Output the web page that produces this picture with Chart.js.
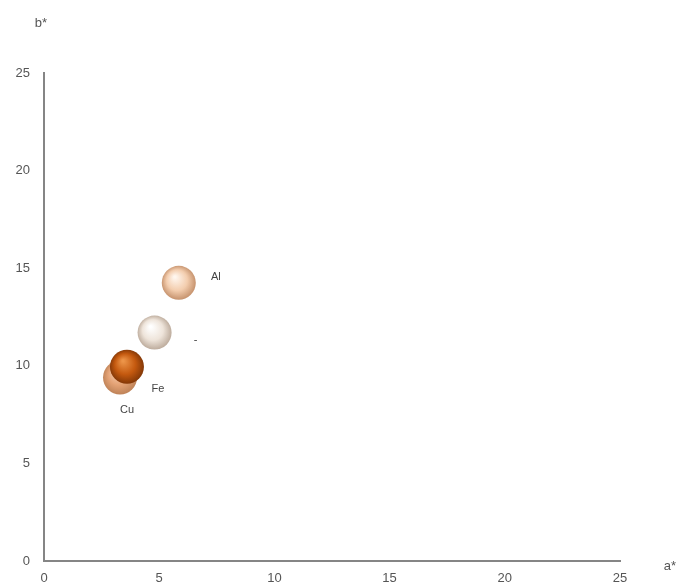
<!DOCTYPE html>
<html><head><meta charset="utf-8">
<script src="https://cdn.jsdelivr.net/npm/chart.js@4"></script>
<style>html,body{margin:0;padding:0;background:#fff}#wrap{width:679px;height:587px}</style>
</head><body><div id="wrap"><canvas id="c"></canvas></div>
<script>
const labels = ['Al', '-', 'Cu', 'Fe'];
const aStar = [5.85, 4.8, 3.3, 3.6];
const bStar = [14.25, 11.7, 9.4, 9.95];
const xTicks = [0, 5, 10, 15, 20, 25];
const yTicks = [0, 5, 10, 15, 20, 25];

const palette = [
  ['#fff6ee', '#f3cdae', '#c18c66'],
  ['#ffffff', '#eee4da', '#b8a696'],
  ['rgba(245,195,160,0.85)', 'rgba(222,145,92,0.85)', 'rgba(175,105,55,0.85)'],
  ['#ec9448', '#c4590f', '#7c3406']
];
const labelOffsets = [[37, -6], [41, 7], [7, 32], [31, 22]];

function ballFill(ctx) {
  const chart = ctx.chart;
  const i = ctx.dataIndex;
  if (i === undefined || !chart.scales.x || !chart.scales.y) return palette[0][1];
  const cx = chart.scales.x.getPixelForValue(aStar[i]);
  const cy = chart.scales.y.getPixelForValue(bStar[i]);
  if (!isFinite(cx) || !isFinite(cy)) return palette[i][1];
  const g = chart.ctx.createRadialGradient(cx - 4, cy - 6, 1, cx, cy, 18);
  const p = palette[i];
  g.addColorStop(0, p[0]);
  g.addColorStop(0.55, p[1]);
  g.addColorStop(1, p[2]);
  return g;
}

const textPlugin = {
  id: 'texts',
  afterDatasetsDraw(chart) {
    const c = chart.ctx;
    const meta = chart.getDatasetMeta(0);
    c.save();
    c.font = '11px "Liberation Sans", Arial, sans-serif';
    c.fillStyle = '#444';
    c.textAlign = 'center';
    c.textBaseline = 'middle';
    meta.data.forEach((el, i) => {
      c.fillText(labels[i], el.x + labelOffsets[i][0], el.y + labelOffsets[i][1]);
    });
    c.font = '13px "Liberation Sans", Arial, sans-serif';
    c.fillStyle = '#555';
    c.fillText('b*', 41, 23);
    c.fillText('a*', 670, 566);
    c.restore();
  }
};

const tickFont = {family: '"Liberation Sans", Arial, sans-serif', size: 13};

new Chart(document.getElementById('c'), {
  type: 'bubble',
  data: {
    datasets: [{
      data: aStar.map((a, i) => ({x: a, y: bStar[i]})),
      backgroundColor: ballFill,
      borderWidth: 0,
      radius: 17,
      hoverRadius: 17
    }]
  },
  options: {
    responsive: true,
    maintainAspectRatio: false,
    animation: false,
    events: [],
    layout: {padding: {top: 73, right: 59, bottom: 0, left: 0}},
    plugins: {legend: {display: false}, tooltip: {enabled: false}},
    scales: {
      x: {
        type: 'linear', min: 0, max: 25,
        afterBuildTicks: s => { s.ticks = xTicks.map(v => ({value: v})); },
        afterFit: s => { s.height = 26; },
        grid: {display: false, drawTicks: false},
        border: {display: true, color: '#858585', width: 2},
        ticks: {color: '#555', font: tickFont, padding: 10, maxRotation: 0}
      },
      y: {
        type: 'linear', min: 0, max: 25,
        afterBuildTicks: s => { s.ticks = yTicks.map(v => ({value: v})); },
        afterFit: s => { s.width = 44; },
        grid: {display: false, drawTicks: false},
        border: {display: true, color: '#858585', width: 2},
        ticks: {color: '#555', font: tickFont, padding: 14}
      }
    }
  },
  plugins: [textPlugin]
});
</script></body></html>
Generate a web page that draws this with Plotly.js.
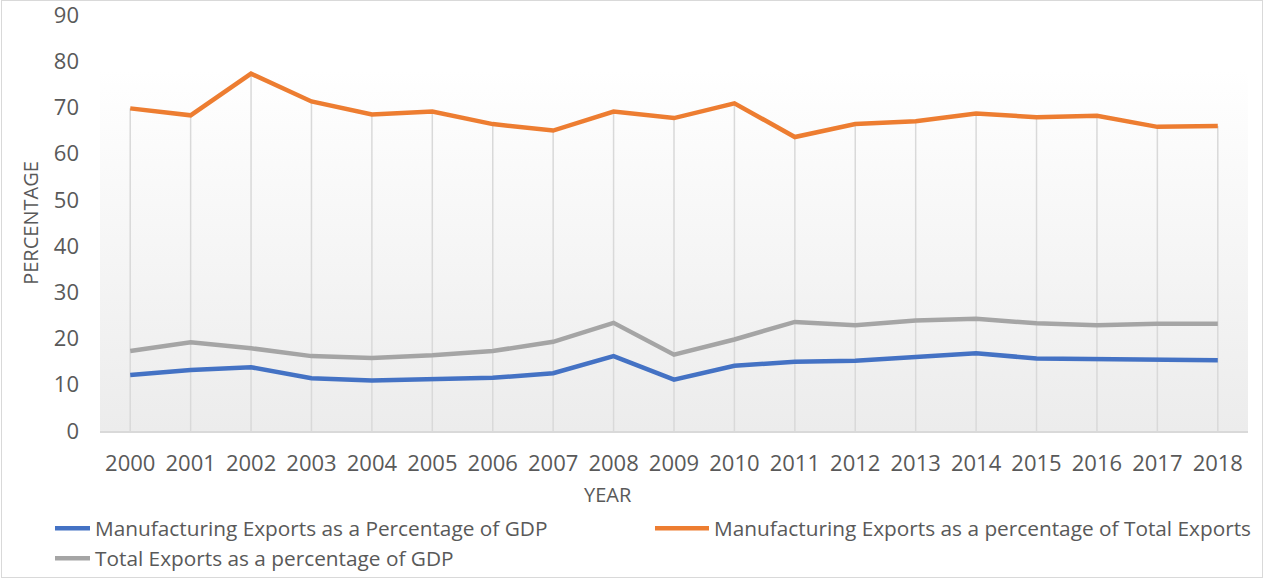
<!DOCTYPE html>
<html>
<head>
<meta charset="utf-8">
<script src="https://cdn.plot.ly/plotly-3.0.1.min.js"></script>
<style>
  html, body { margin: 0; padding: 0; background: #ffffff; }
  #wrap { position: relative; width: 1264px; height: 579px; }
  #chart { position: absolute; left: 0; top: 0; width: 1264px; height: 579px; }
  #frame { position: absolute; left: 1px; top: 0px; width: 1262px; height: 578px; box-sizing: border-box; border: 1.5px solid #d9d9d9; pointer-events: none; }
</style>
</head>
<body>
<div id="wrap"><div id="chart"></div><div id="frame"></div></div>
<script>
const years = ["2000","2001","2002","2003","2004","2005","2006","2007","2008","2009","2010","2011","2012","2013","2014","2015","2016","2017","2018"];
const mfgExportsPctGDP = [12.1,13.2,13.8,11.4,10.9,11.2,11.5,12.5,16.2,11.1,14.1,15.0,15.2,16.0,16.8,15.7,15.6,15.3,15.3];
const mfgExportsPctTotal = [69.8,68.3,77.3,71.3,68.5,69.1,66.4,65.0,69.1,67.7,70.9,63.6,66.4,67.0,68.7,67.9,68.2,65.8,66.0];
const totalExportsPctGDP = [17.3,19.2,17.9,16.2,15.8,16.4,17.3,19.3,23.4,16.5,19.8,23.6,22.9,23.9,24.3,23.3,22.9,23.2,23.2];
const seriesNames = ["Manufacturing Exports as a Percentage of GDP","Manufacturing Exports as a percentage of Total Exports","Total Exports as a percentage of GDP"];

// drop lines from the top series down to the axis
const dropX = [], dropY = [];
years.forEach((yr, i) => { dropX.push(yr, yr, null); dropY.push(0, mfgExportsPctTotal[i], null); });

const FONT = "Open Sans, sans-serif";
const TXT = "#595959";

const traces = [
  { x: dropX, y: dropY, type: "scatter", mode: "lines", line: { color: "#d9d9d9", width: 1.5 }, showlegend: false, hoverinfo: "skip" },
  { x: years, y: mfgExportsPctGDP, name: seriesNames[0], type: "scatter", mode: "lines", line: { color: "#4472C4", width: 4.5 } },
  { x: years, y: mfgExportsPctTotal, name: seriesNames[1], type: "scatter", mode: "lines", line: { color: "#ED7D31", width: 4.5 } },
  { x: years, y: totalExportsPctGDP, name: seriesNames[2], type: "scatter", mode: "lines", line: { color: "#A5A5A5", width: 4.5 } }
];

const grad = "data:image/svg+xml;utf8," + encodeURIComponent(
  "<svg xmlns='http://www.w3.org/2000/svg' width='100' height='100' preserveAspectRatio='none'>" +
  "<defs><linearGradient id='g' x1='0' y1='0' x2='0' y2='1'><stop offset='0' stop-color='#ffffff'/><stop offset='1' stop-color='#ececec'/></linearGradient></defs>" +
  "<rect width='100' height='100' fill='url(#g)'/></svg>");

const layout = {
  width: 1264, height: 579,
  margin: { l: 100, r: 16, t: 15, b: 148, autoexpand: false },
  paper_bgcolor: "rgba(0,0,0,0)",
  plot_bgcolor: "rgba(0,0,0,0)",
  font: { family: FONT, color: TXT, size: 20 },
  showlegend: true,
  xaxis: {
    type: "category", range: [-0.5, 18.5], showgrid: false, zeroline: false,
    showline: true, linecolor: "#d9d9d9", linewidth: 2, ticks: "",
    tickfont: { family: FONT, size: 22, color: TXT }, ticklabelstandoff: 12
  },
  yaxis: {
    range: [0, 90], dtick: 10, showgrid: false, zeroline: false, showline: false, ticks: "",
    tickfont: { family: FONT, size: 22, color: TXT }, ticklabelstandoff: 20, ticklabeloverflow: "allow",
    title: { text: "PERCENTAGE", font: { family: FONT, size: 20, color: TXT }, standoff: 9 }
  },
  annotations: [
    { text: "YEAR", xref: "paper", yref: "paper", x: 0.4425, y: -0.1538, xanchor: "center", yanchor: "middle", showarrow: false, font: { family: FONT, size: 20, color: TXT } }
  ],
  images: [
    { source: grad, xref: "paper", yref: "paper", x: 0, y: 0.87, sizex: 1, sizey: 0.87, xanchor: "left", yanchor: "top", sizing: "stretch", layer: "below" }
  ],
  legend: {
    orientation: "h", x: -0.0392, xanchor: "left", y: -0.1856, yanchor: "top",
    font: { family: FONT, size: 20.8, color: TXT }, entrywidth: 574, entrywidthmode: "pixels",
    bgcolor: "rgba(0,0,0,0)", traceorder: "normal"
  }
};

Plotly.newPlot("chart", traces, layout, { displayModeBar: false, staticPlot: true }).then(gd => {
  // lengthen the legend line samples to match the reference swatch
  gd.querySelectorAll(".legend .legendlines path").forEach(p => p.setAttribute("d", "M-19,0h54"));
});
</script>
</body>
</html>
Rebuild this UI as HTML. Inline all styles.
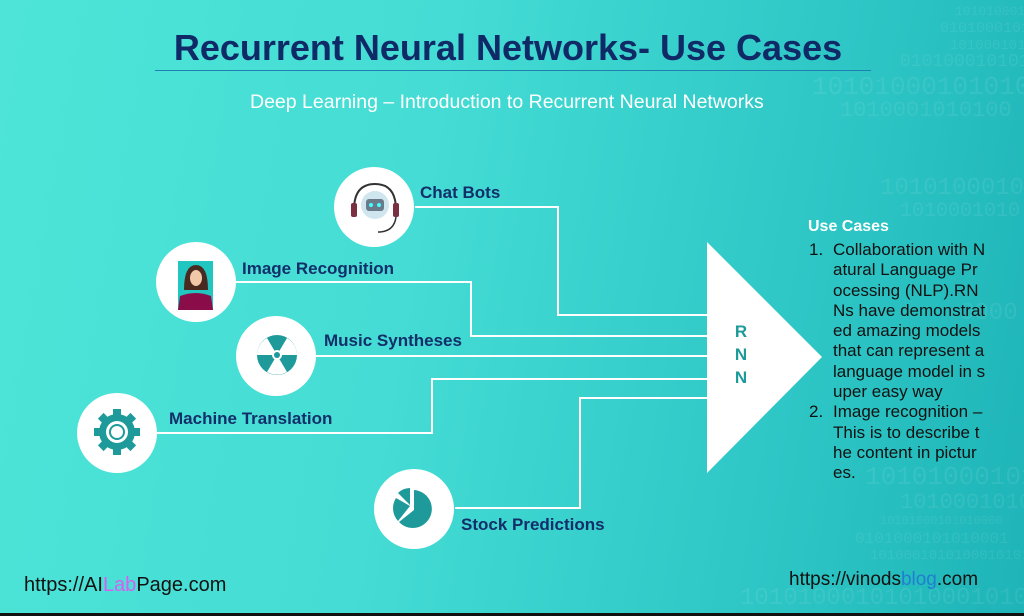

WHAT IS EXPECTED:
Look through the entries above for the word "page". Copy every line where it shows up.

SOLUTION TO THIS PROBLEM:
Output the web page that produces this picture with Chart.js.
Generate a web page that draws this with Plotly.js.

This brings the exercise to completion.